-- start DATA SHOWN --
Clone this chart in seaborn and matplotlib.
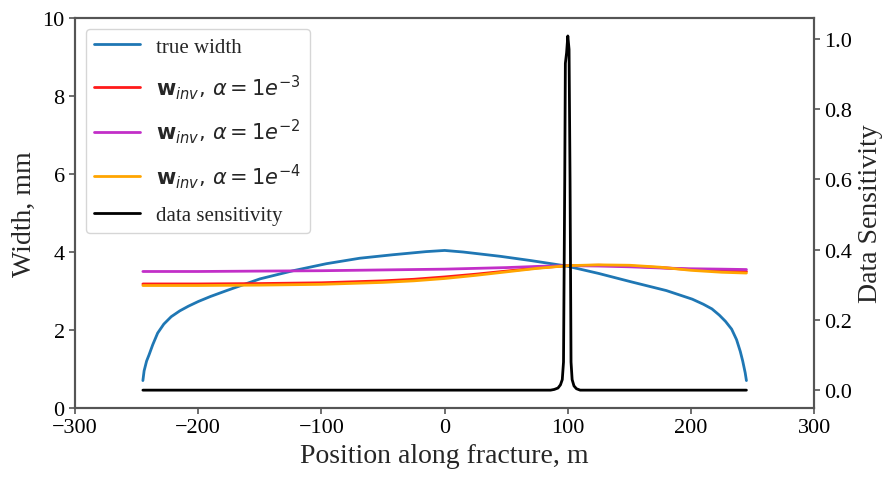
import matplotlib
matplotlib.use("Agg")
import matplotlib.pyplot as plt
import seaborn as sns
import pandas as pd

# True fracture width profile (m, mm)
true_x = [-245, -244, -242, -240, -237, -233, -228, -222, -215, -208, -200, -190,
          -177, -150, -123, -96, -69, -42, -15, 0, 15, 45, 70, 99, 125, 152, 180,
          201, 210, 217, 223, 228, 233, 237, 240, 242, 244, 245]
true_w = [0.70, 0.95, 1.20, 1.36, 1.62, 1.92, 2.15, 2.34, 2.49, 2.61, 2.73, 2.86,
          3.01, 3.31, 3.52, 3.70, 3.84, 3.93, 4.01, 4.04, 4.00, 3.89, 3.78, 3.64,
          3.45, 3.23, 3.01, 2.79, 2.66, 2.54, 2.38, 2.22, 2.02, 1.75, 1.45, 1.20,
          0.90, 0.70]

# Inverted widths for three regularisation strengths
inv_x = [-245, -200, -150, -100, -50, -25, 0, 25, 50, 75, 100, 125, 150, 175, 200, 225, 245]
w_a3 = [3.18, 3.18, 3.19, 3.21, 3.26, 3.30, 3.36, 3.43, 3.51, 3.59, 3.65, 3.66,
        3.64, 3.60, 3.55, 3.51, 3.50]
w_a2 = [3.50, 3.50, 3.51, 3.52, 3.54, 3.55, 3.56, 3.58, 3.60, 3.63, 3.65, 3.64,
        3.62, 3.59, 3.57, 3.56, 3.55]
w_a4 = [3.14, 3.14, 3.15, 3.17, 3.22, 3.26, 3.32, 3.40, 3.49, 3.58, 3.65, 3.67,
        3.66, 3.61, 3.53, 3.48, 3.46]

# Data sensitivity along the fracture
sens_x = [-245, 86, 89, 92, 94, 95.5, 96.5, 97.5, 98, 99, 100, 101, 101.8, 102.6,
          103.5, 105, 107, 110, 245]
sens_v = [0.0, 0.0, 0.002, 0.006, 0.015, 0.03, 0.08, 0.6, 0.93, 0.96, 1.008, 0.97,
          0.6, 0.08, 0.03, 0.012, 0.004, 0.0, 0.0]

labels = ["true width",
          r"$\mathbf{w}_{inv},\,\alpha = 1e^{-3}$",
          r"$\mathbf{w}_{inv},\,\alpha = 1e^{-2}$",
          r"$\mathbf{w}_{inv},\,\alpha = 1e^{-4}$",
          "data sensitivity"]
colors = ["#1f77b4", "#ff1a1a", "#c22fc8", "#ffa500", "black"]

sns.set_style("ticks")
plt.rcParams["font.family"] = ["Liberation Serif", "DejaVu Serif"]
plt.rcParams["mathtext.fontset"] = "dejavusans"
plt.rcParams["axes.edgecolor"] = "#555555"
plt.rcParams["xtick.color"] = "#555555"
plt.rcParams["ytick.color"] = "#555555"
plt.rcParams["xtick.labelcolor"] = "black"
plt.rcParams["ytick.labelcolor"] = "black"

fig, ax = plt.subplots(figsize=(8.84, 4.81), dpi=100)
fig.subplots_adjust(left=0.085, right=0.921, bottom=0.150, top=0.960)

df_true = pd.DataFrame({"x": true_x, "w": true_w})
sns.lineplot(data=df_true, x="x", y="w", ax=ax, color=colors[0], lw=2,
             sort=False, estimator=None, label=labels[0], legend=False)
for vals, lab, col in [(w_a3, labels[1], colors[1]),
                       (w_a2, labels[2], colors[2]),
                       (w_a4, labels[3], colors[3])]:
    d = pd.DataFrame({"x": inv_x, "w": vals})
    sns.lineplot(data=d, x="x", y="w", ax=ax, color=col, lw=2,
                 sort=False, estimator=None, label=lab, legend=False)

ax.set_xlim(-300, 300)
ax.set_ylim(0, 10)
ax.set_xticks([-300, -200, -100, 0, 100, 200, 300])
ax.set_yticks([0, 2, 4, 6, 8, 10])
ax.set_xlabel("Position along fracture, m", fontsize=20)
ax.set_ylabel("Width, mm", fontsize=20)
ax.tick_params(labelsize=16, length=4, width=1.2)

ax2 = ax.twinx()
df_s = pd.DataFrame({"x": sens_x, "s": sens_v})
sns.lineplot(data=df_s, x="x", y="s", ax=ax2, color=colors[4], lw=2,
             sort=False, estimator=None, label=labels[4], legend=False)
ax2.set_yticks([0.0, 0.2, 0.4, 0.6, 0.8, 1.0])
ax2.set_ylabel("Data Sensitivity", fontsize=20)
ax2.tick_params(labelsize=16, length=4, width=1.2)
ax2.set_xlim(-300, 300)

for a in (ax, ax2):
    for s in a.spines.values():
        s.set_linewidth(1.5)
        s.set_visible(True)

h1, l1 = ax.get_legend_handles_labels()
h2, l2 = ax2.get_legend_handles_labels()
ax2.legend(h1 + h2, l1 + l2, loc="upper left", fontsize=15, frameon=True,
           handlelength=2.2, labelspacing=0.75)

fig.savefig("out.png", dpi=100)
-- end DATA SHOWN --
:: GOAL OF THE EXERCISE ::
Everything from the first line to the line with "import pandas as pd" must be repeated exactly, and nothing else. Leave the pictures out.

:: SOLVED PROBLEM ::
Clone this chart in seaborn and matplotlib.
import matplotlib
matplotlib.use("Agg")
import matplotlib.pyplot as plt
import seaborn as sns
import pandas as pd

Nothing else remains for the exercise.